You are right though, I think there is a huge market for an ultra low power voltage reference <200nA. I don't know if this is reasonable, but I think it is possible.

Thanks Chris !

I have asked one of the micropower guys about this, hopefully he will have some insight to nanopower references.  Years back for another company he designed a comparator for 1 volt operation and had a 1 volt voltage reference design that they turned down.  We didn't understand what good a comparator is if you can not work a reference at that same voltage.

Let me know how that works for you, I forget if there are any noise specs on the LTC part, but I guess you can always add C or LC to quiet it some.

Good luck with your design.

Chris

Hi Chris,

As you ar the analogue expert on this you might be able to give more info on the speed/bandwidth of the comparator.

If I have a sine wave and want to wake up on amplitude level, what is the max frequency the sine could have:
I assume it it limited by op_amp bandwidth mostly?
100Hz, 100kHz, 500 kHz?

BR

Ørjan

The comparator is relatively slow as it only uses 230 nA or so.  I have not done tests to see what speed signal the comparator can capture.  The op-amp and the comparator are completely separate, so unless the signal is first going through the op-amp, then its speed should have no bearing on the comparator response.

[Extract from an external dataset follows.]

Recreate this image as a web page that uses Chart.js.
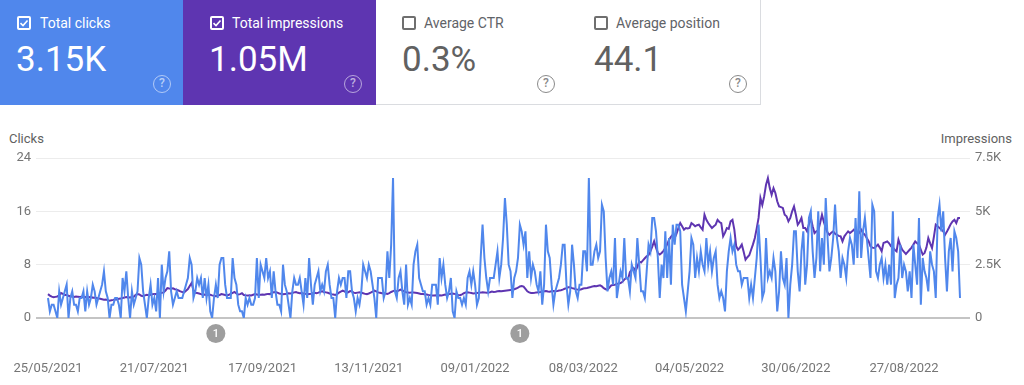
<!DOCTYPE html>
<html>
<head>
<meta charset="utf-8">
<script src="https://cdn.jsdelivr.net/npm/chart.js@4.4.1/dist/chart.umd.min.js"></script>
<style>
  html, body { margin: 0; padding: 0; background: #fff; width: 1024px; height: 385px; overflow: hidden; font-family: Roboto, "Noto Sans", sans-serif; }
  .cards { position: absolute; left: 0; top: 0; height: 105px; width: 760px; }
  .card { position: absolute; top: 0; height: 105px; width: 192px; box-sizing: border-box; }
  .card .cb { position: absolute; left: 17px; top: 16px; width: 14px; height: 14px; box-sizing: border-box; border-radius: 2px; }
  .card .lbl { position: absolute; left: 40px; top: 14px; font-size: 14px; line-height: 18px; white-space: nowrap; }
  .card .val { position: absolute; left: 16px; top: 40px; font-size: 35px; line-height: 40px; white-space: nowrap; }
  .card .help { position: absolute; left: 153px; top: 75px; width: 18px; height: 18px; box-sizing: border-box; border-radius: 50%; font-size: 12px; line-height: 15px; text-align: center; font-weight: 500; }
  .on { color: #fff; }
  .on .cb { border: 2px solid #fff; }
  .on .help { border: 1.5px solid rgba(255,255,255,0.55); color: rgba(255,255,255,0.6); }
  .off { background: #fff; color: #5f6368; border-right: 1px solid #dadce0; border-bottom: 1px solid #dadce0; }
  .off .cb { border: 2px solid #6f6f6f; }
  .off .val { color: #616161; }
  .off .help { border: 1.5px solid #8a8a8a; color: #8a8a8a; }
  .axt { position: absolute; top: 131px; font-size: 13px; color: #616161; white-space: nowrap; }
  #wrap { position: absolute; left: 0; top: 125px; width: 1024px; height: 260px; }
</style>
</head>
<body>
<div class="cards">
  <div class="card on" style="left:0;background:#5087ec;">
    <div class="cb"><svg width="10" height="10" viewBox="0 0 10 10" style="position:absolute;left:0;top:0"><path d="M1.5 5.2 L4 7.5 L8.5 2.5" fill="none" stroke="#fff" stroke-width="1.6"/></svg></div>
    <div class="lbl">Total clicks</div>
    <div class="val">3.15K</div>
    <div class="help">?</div>
  </div>
  <div class="card on" style="left:183px;width:193px;background:#5e35b1;">
    <div class="cb" style="left:27px"><svg width="10" height="10" viewBox="0 0 10 10" style="position:absolute;left:0;top:0"><path d="M1.5 5.2 L4 7.5 L8.5 2.5" fill="none" stroke="#fff" stroke-width="1.6"/></svg></div>
    <div class="lbl" style="left:49px">Total impressions</div>
    <div class="val" style="left:26px">1.05M</div>
    <div class="help" style="left:161px">?</div>
  </div>
  <div class="card off" style="left:376px;width:193px;">
    <div class="cb" style="left:26px"></div>
    <div class="lbl" style="left:48px">Average CTR</div>
    <div class="val" style="left:26px">0.3%</div>
    <div class="help" style="left:161px">?</div>
  </div>
  <div class="card off" style="left:568px;width:193px;">
    <div class="cb" style="left:26px"></div>
    <div class="lbl" style="left:48px">Average position</div>
    <div class="val" style="left:26px">44.1</div>
    <div class="help" style="left:161px">?</div>
  </div>
</div>
<div class="axt" style="left:9px;">Clicks</div>
<div class="axt" style="right:12px;">Impressions</div>
<div id="wrap"><canvas id="c" width="1024" height="260"></canvas></div>
<script>
// ---- data (daily, starting 25/05/2021) ----
const startDate = [2021, 5, 25];
const clicks = [
 3,1,2,2,1,0,4,2,3,4, 5,0,3,4,2,2,1,3,3,4, 1,4,2,3,5,4,2,3,4,5, 7,4,3,0,2,2,3,3,2,0,
 6,4,7,3,0,4,2,3,4,9, 8,4,2,0,3,5,2,3,1,6, 0,8,4,6,7,10,4,2,3,4, 3,3,3,4,5,6,9,8,3,4,
 6,5,6,3,6,3,5,1,0,3, 5,3,8,9,9,5,3,3,3,9, 6,5,2,1,1,0,3,2,3,2, 2,3,9,3,8,7,6,9,6,7,
 3,7,4,2,2,1,8,5,4,2, 0,4,6,5,5,6,4,2,6,3, 9,5,2,5,6,7,4,5,4,7, 8,5,3,3,0,4,6,5,6,6,
 3,7,7,4,3,1,3,2,4,8, 7,6,8,7,5,3,0,6,6,6, 3,4,10,6,11,21,4,3,6,7, 4,2,8,2,3,2,8,10,11,6,
 5,4,4,2,3,2,5,5,5,2, 9,6,8,5,3,4,6,1,0,4, 3,3,2,3,2,6,7,5,7,5, 2,3,9,14,9,6,4,6,6,6,
 8,10,6,8,12,18,14,8,7,3, 6,7,9,14,13,11,13,6,10,6, 8,7,5,4,7,2,5,14,10,9, 5,2,4,5,6,8,11,11,5,2,
 4,11,8,4,3,5,5,10,10,7, 21,8,8,10,11,9,10,17,16,9, 4,6,7,5,12,3,5,7,6,12, 6,6,4,8,7,6,12,8,4,4,
 3,7,11,10,15,15,13,9,3,8, 6,13,6,12,5,14,11,14,14,13, 5,3,1,4,7,12,11,6,9,7, 10,8,7,12,8,10,7,9,10,5,
 3,4,3,1,7,10,12,10,11,8, 7,7,5,6,6,6,3,5,3,6, 9,14,9,3,4,12,6,7,6,9, 7,1,4,10,6,5,9,0,5,8,
 13,13,7,4,10,13,5,8,15,16, 10,6,9,16,7,12,8,18,12,7, 9,12,17,12,10,6,9,8,6,10, 12,11,8,15,9,19,9,13,15,12,
 9,6,17,16,7,6,8,9,6,8, 5,8,5,16,3,5,6,11,6,8, 7,4,7,3,11,8,5,15,2,9, 7,6,4,10,8,7,3,15,17,13,
 16,9,4,10,12,7,13,12,10,3
];
const impressions = [
 1120,1050,1000,970,990,1010,1060,1170,1130,1080, 1090,1040,1010,1020,990,1010,1000,980,990,970,
 980,960,970,990,950,960,940,920,900,880, 860,870,840,810,830,850,880,870,900,910,
 940,960,980,950,970,960,1000,1080,1120,1100, 1040,1020,1060,1090,1070,1090,1110,1130,1120,1150,
 1160,1180,1200,1290,1400,1380,1370,1390,1350,1330, 1290,1250,1220,1200,1280,1360,1500,1640,1300,1180,
 1170,1150,1120,1090,1100,1080,1100,1090,1060,1040, 1020,1050,1080,1120,1100,1080,1060,1090,1130,1180,
 1220,1150,1100,1120,1160,1080,1060,1050,1070,1060, 1090,1120,1100,1080,1090,1100,1090,1110,1130,1120,
 1180,1210,1220,1190,1150,1130,1110,1120,1140,1160, 1150,1170,1200,1220,1180,1160,1170,1150,1130,1110,
 1120,1130,1160,1180,1160,1190,1230,1250,1220,1200, 1180,1150,1120,1100,1080,1120,1190,1240,1280,1250,
 1190,1210,1260,1240,1180,1170,1190,1210,1180,1160, 1130,1120,1150,1190,1240,1280,1250,1200,1180,1160,
 1170,1150,1130,1170,1220,1260,1290,1250,1280,1330, 1290,1250,1210,1190,1180,1200,1190,1180,1170,1150,
 1130,1120,1110,1100,1080,1070,1060,1050,1060,1040, 1060,1050,1080,1100,1090,1120,1140,1150,1130,1100,
 1080,1070,1110,1160,1200,1210,1190,1170,1150,1160, 1170,1180,1190,1210,1200,1180,1190,1210,1240,1220,
 1230,1250,1260,1250,1270,1280,1290,1300,1310,1320, 1350,1380,1420,1480,1500,1470,1360,1250,1200,1170,
 1170,1180,1200,1210,1220,1240,1250,1260,1240,1230, 1250,1260,1250,1260,1290,1300,1330,1370,1400,1440,
 1440,1400,1380,1350,1330,1320,1350,1380,1400,1410, 1430,1450,1480,1500,1490,1510,1530,1480,1400,1350,
 1330,1420,1530,1550,1560,1600,1620,1640,1700,1800, 1880,1820,2150,2270,2340,2200,2400,2650,2600,2700,
 2800,2890,2950,3120,3350,3600,3300,3050,2980,3050, 3150,3280,3450,3670,3800,3900,3750,3950,4220,4450,
 4300,4140,4220,4200,4220,4450,4380,4300,4350,4375, 4250,4140,4840,4600,4450,4330,4220,4300,4375,4600,
 4500,4450,3830,4000,4220,4180,4530,4600,4140,3360, 3200,3300,3440,3100,2730,2850,2940,3200,3450,3750,
 4200,4690,5625,5300,5700,6250,6560,6090,5780,6090, 5860,5470,5230,5200,5160,4840,4770,4530,4690,5000,
 5230,4840,4375,4500,4690,4220,4220,4060,4400,4690, 4300,3980,4060,4100,4450,4840,4500,4220,4000,3900,
 4000,4060,3950,3900,3850,3830,3590,3830,3950,4060, 3980,4050,4140,4020,3900,4000,4140,3980,3900,3750,
 3600,3360,3300,3280,3350,3440,3300,3125,3520,3550, 3590,3500,3360,3300,3200,3125,3670,3400,3200,3100,
 3000,3100,3200,3300,3440,3590,3500,3440,3200,2970, 3050,3300,3750,3500,3280,3800,4375,4300,4220,4150,
 4060,3900,4050,4220,4400,4530,4600,4450,4690,4690
];
const xTickLabels = ['25/05/2021','21/07/2021','17/09/2021','13/11/2021','09/01/2022','08/03/2022','04/05/2022','30/06/2022','27/08/2022'];
const clickTicks = [0, 8, 16, 24];
const impressionTicks = [0, 2500, 5000, 7500];
const impressionTickLabels = ['0', '2.5K', '5K', '7.5K'];
const annotationDates = ['23/08/2021', '02/02/2022'];
const annotationTexts = ['1', '1'];

// ---- categories ----
function fmt(d) {
  const dd = String(d.getDate()).padStart(2, '0');
  const mm = String(d.getMonth() + 1).padStart(2, '0');
  return dd + '/' + mm + '/' + d.getFullYear();
}
const dates = clicks.map((_, i) => fmt(new Date(startDate[0], startDate[1] - 1, startDate[2] + i)));

const markerPlugin = {
  id: 'markers',
  afterDraw(chart) {
    const ctx = chart.ctx;
    const xs = chart.scales.x;
    const y = chart.chartArea.bottom + 15.5;
    annotationDates.forEach((d, k) => {
      const idx = dates.indexOf(d);
      if (idx < 0) return;
      const x = xs.getPixelForValue(idx);
      ctx.save();
      ctx.beginPath();
      ctx.arc(x, y, 9.5, 0, Math.PI * 2);
      ctx.fillStyle = '#9e9e9e';
      ctx.fill();
      ctx.fillStyle = '#ffffff';
      ctx.font = '500 11px Roboto';
      ctx.textAlign = 'center';
      ctx.textBaseline = 'middle';
      ctx.fillText(annotationTexts[k], x, y + 0.5);
      ctx.restore();
    });
  }
};

Chart.defaults.font.family = 'Roboto';
Chart.defaults.font.size = 13;
Chart.defaults.color = '#757575';

new Chart(document.getElementById('c'), {
  type: 'line',
  data: {
    labels: dates,
    datasets: [
      { label: 'Clicks', data: clicks, yAxisID: 'y', borderColor: '#5087ec', borderWidth: 2, pointRadius: 0, tension: 0 },
      { label: 'Impressions', data: impressions, yAxisID: 'y1', borderColor: '#5e35b1', borderWidth: 2, pointRadius: 0, tension: 0 }
    ]
  },
  options: {
    responsive: false,
    animation: false,
    events: [],
    layout: { padding: { top: 33, left: 0, right: 0, bottom: 0 } },
    plugins: { legend: { display: false }, tooltip: { enabled: false } },
    scales: {
      x: {
        offset: false,
        grid: { display: false },
        border: { display: false },
        ticks: {
          autoSkip: false, maxRotation: 0, minRotation: 0, padding: 35, color: '#757575',
          callback: function (v, i) { const l = dates[i]; return xTickLabels.includes(l) ? l : ''; }
        },
        afterFit(s) { s.height = 67; s.paddingLeft = 0; s.paddingRight = 0; }
      },
      y: {
        position: 'left', min: 0, max: 24,
        border: { display: false },
        grid: {
          color: c => c.tick.value === 0 ? '#c4c4c4' : '#ececec',
          lineWidth: c => c.tick.value === 0 ? 2 : 1,
          tickLength: 12, drawTicks: true
        },
        ticks: { padding: 5, color: '#757575' },
        afterBuildTicks(s) { s.ticks = clickTicks.map(v => ({ value: v })); },
        afterFit(s) { s.width = 48; s.paddingTop = 0; s.paddingBottom = 0; }
      },
      y1: {
        position: 'right', min: 0, max: 7500,
        border: { display: false },
        grid: {
          drawOnChartArea: false,
          color: c => c.tick.value === 0 ? '#c4c4c4' : '#ececec',
          lineWidth: c => c.tick.value === 0 ? 2 : 1,
          tickLength: 10, drawTicks: true
        },
        ticks: { padding: 5, color: '#757575', crossAlign: 'near', callback: v => impressionTickLabels[impressionTicks.indexOf(v)] },
        afterBuildTicks(s) { s.ticks = impressionTicks.map(v => ({ value: v })); },
        afterFit(s) { s.width = 64; s.paddingTop = 0; s.paddingBottom = 0; }
      }
    }
  },
  plugins: [markerPlugin]
});
</script>
</body>
</html>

Also, it really depends on how far beyond the comparator trip point the signal goes, and duration of time that the signal is above the threshold.  I am thinking a test with a variable pulse to see if the comparator triggers would be the way to check this out, I have some of the parts on the bench right now so I can give a look for typical numbers.

Thanx Chris,

Some typical number would be great!

BR

Ørjan

I looked into the design documentation of the comparator and found that the comparator has a simulated typical delay equal to 3.5us when the difference between the two input signals are 10mV and they are around avdd/2. For a larger overdrive the delay will be less.